1. Field of the Invention
Embodiments of the present invention pertain to the field of video conferencing. More particularly, the embodiments pertain to algorithms for near-lossless digital video compression.
2. Background of the Related Art
A video signal comprises a sequence of frames or images which when displayed at a given frame rate (e.g., 15 to 30 frames per second) simulates the appearance of motion to a human observer. Each frame of the video image comprises a matrix of picture elements, known as “pixels” or “pels.” A pixel is the minimum unit of the picture which may be assigned a luminance intensity and a color. In a computer, depending on the data format used, as many as 3 bytes of data can be used to define visual information for a pixel. One popular data format assigns a luminance intensity represented by 1 byte of data to each pixel and further assigns a color represented by 2 bytes of data to groups of 4 pixels each. This format results in an average' use of 12 data bits to represent each pixel. Therefore, a single frame at a resolution of 320×240 can be represented by about 120,000 bytes of data.
Digital video cameras must transfer frame data to a video memory system for display. Multiple frames are transferred over a period of time. The number of frames transferred and displayed per second is referred to as the frame rate. In general, greater frame rates contribute to heightened appearances of motion, while lower frame rates contribute to the observer being able to perceive individual frames, thus destroying the appearance of motion. A frame rate of 15 frames per second (fps) with a resolution of 320×240 and each pixel being represented by an average of 12 bits requires that about 14 Mbits of data must be transferred between the digital video camera and the video memory each second.
Digital video cameras are typically connected to a computer system via a peripheral bus. One peripheral bus that is gaining wide acceptance in the computer industry is the Universal Serial Bus (USB). The USB data transfer rate of 8 Mbits/second supports a wide variety of desktop peripherals, from modems, printers, microphones and speakers to graphics tablets, game controls, joysticks, scanners, and digital cameras. However, the USB data rate of 8 Mbits/second is insufficient to support a frame rate of 15 fps for 320×240 video. Further, since several devices may reside on the USB, it is desirable that a digital camera not use the entire 8 Mbits/second.
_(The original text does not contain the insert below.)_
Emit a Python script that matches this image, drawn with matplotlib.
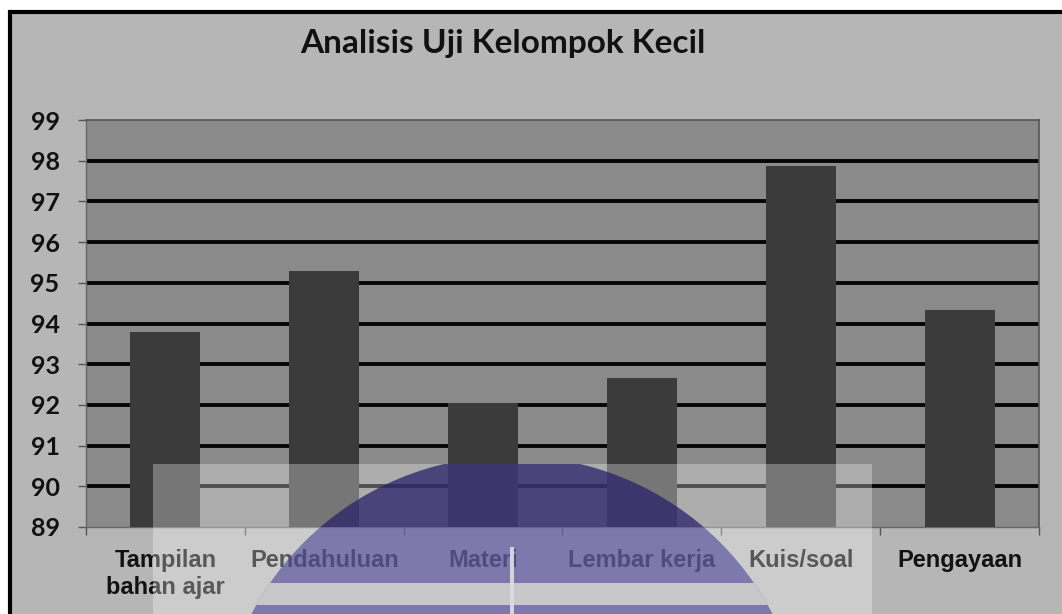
import matplotlib.pyplot as plt
import numpy as np
from matplotlib.patches import Rectangle, Circle
from matplotlib.transforms import Affine2D

categories = ["Tampilan\nbahan ajar", "Pendahuluan", "Materi", "Lembar kerja", "Kuis/soal", "Pengayaan"]
values = [93.78, 95.3, 92.05, 92.65, 97.88, 94.33]
y_ticks = [89, 90, 91, 92, 93, 94, 95, 96, 97, 98, 99]
title = "Analisis Uji Kelompok Kecil"

W, H = 1062, 614
fig = plt.figure(figsize=(W / 100, H / 100), dpi=100)
fig.patch.set_facecolor("white")
px = Affine2D().scale(1 / W, 1 / H) + fig.transFigure  # image pixels, y from bottom


def px_rect(x0, y0, x1, y1, **kw):
    # rectangle given in image pixels (y measured from the top)
    return Rectangle((x0, H - y1), x1 - x0, y1 - y0, transform=px, **kw)


# outer chart frame (the scan cuts it off on the right/bottom)
fig.patches.append(px_rect(10, 12, 1200, 700, facecolor="#b6b6b6", edgecolor="black", linewidth=3, zorder=-5))

ax = fig.add_axes([86 / W, 1 - 527 / H, (1039 - 86) / W, (527 - 120) / H])
ax.set_facecolor("#8a8a8a")

x = np.arange(len(categories))
ax.bar(x, np.array(values) - 89, width=0.44, bottom=89, color="#3b3b3b", zorder=3)

ax.set_xlim(-0.5, len(categories) - 0.5)
ax.set_ylim(89, 99)
ax.set_yticks(y_ticks)
ax.set_yticklabels([str(t) for t in y_ticks], fontsize=18, fontweight="bold",
                   family=["Lato", "DejaVu Sans"], color="#111111")
for t in y_ticks[1:-1]:
    ax.axhline(t, color="#050505", linewidth=2.8, zorder=2)

ax.set_xticks(np.arange(len(categories) + 1) - 0.5)
ax.set_xticklabels([])
ax.tick_params(axis="y", length=6, width=1, color="#555555", pad=13)
ax.tick_params(axis="x", length=6, width=1, color="#555555")
for i, c in enumerate(categories):
    ax.text(i, -0.055, c, transform=ax.get_xaxis_transform(), ha="center", va="top",
            fontsize=17, fontweight="bold", family=["Liberation Sans Narrow", "Liberation Sans"],
            color="#111111", linespacing=1.2)

for s in ["left", "bottom"]:
    ax.spines[s].set_color("#666666")
    ax.spines[s].set_linewidth(1)
for s in ["top", "right"]:
    ax.spines[s].set_color("#555555")
    ax.spines[s].set_linewidth(1.2)

fig.text(503 / W, 1 - 44 / H, title, ha="center", va="center", fontsize=24, fontweight="bold",
         family=["Lato", "DejaVu Sans"], color="#111111")

# scanned watermark overlay: translucent white box with a purple dome inside it
fig.patches.append(px_rect(153, 464, 872, 700, facecolor="white", alpha=0.3, edgecolor="none", zorder=10))
clip_top = px_rect(153, 464, 872, 527)
clip_low = px_rect(153, 527, 872, 700)
for clip, col, alpha in [(clip_top, "#28226a", 0.75), (clip_low, "#4a4399", 0.6)]:
    dome = Circle((512, H - 750), 294, transform=px, facecolor=col, alpha=alpha, edgecolor="none", zorder=11)
    dome.set_clip_path(clip)
    fig.patches.append(dome)
band_clip = Circle((512, H - 750), 294, transform=px)
band = px_rect(0, 583, W, 605, facecolor="#cdcdcd", alpha=0.95, edgecolor="none", zorder=12)
band.set_clip_path(band_clip)
fig.patches.append(band)
fig.patches.append(px_rect(510, 547, 514, 700, facecolor="#dedede", alpha=0.9, edgecolor="none", zorder=12))

fig.savefig("out.png", dpi=100)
Data compression allows an image or video segment to be transferred and stored in substantially fewer bytes of data than required for uncompressed frames. Many methods of digital video compression are based on the idea of eliminating redundant information from frame to frame in a digitized video segment. This is referred to as “interframe compression.” Interframe compression methods exploit the temporal redundancy that exists between digital video frames from the same scene recorded moments apart in time. This reduces the required data needed to encode each frame.
Interframe compression is not ideally suited to the USB environment. This is due to the fact that the USB architecture will not guarantee that every frame of digital video data will be transferred. It is possible that some frames may be dropped. Since interframe compression techniques depend on frame-by-frame redundancies, dropped frames can have a significant impact on picture quality. Therefore, it is desirable to provide a method and apparatus for compressing digital video images that will allow digital cameras to operate on peripheral busses such as the USB.
Further, it is desirable to provide a method and apparatus for compressing digital video images that is not perceived as “lossy” by the human visual system. Video compression techniques that humans perceive as “lossy” do not fully preserve all the information originally captured in an image. In general, for “lossy” techniques, as the compression of the video data is increased, the quality of the video suffers.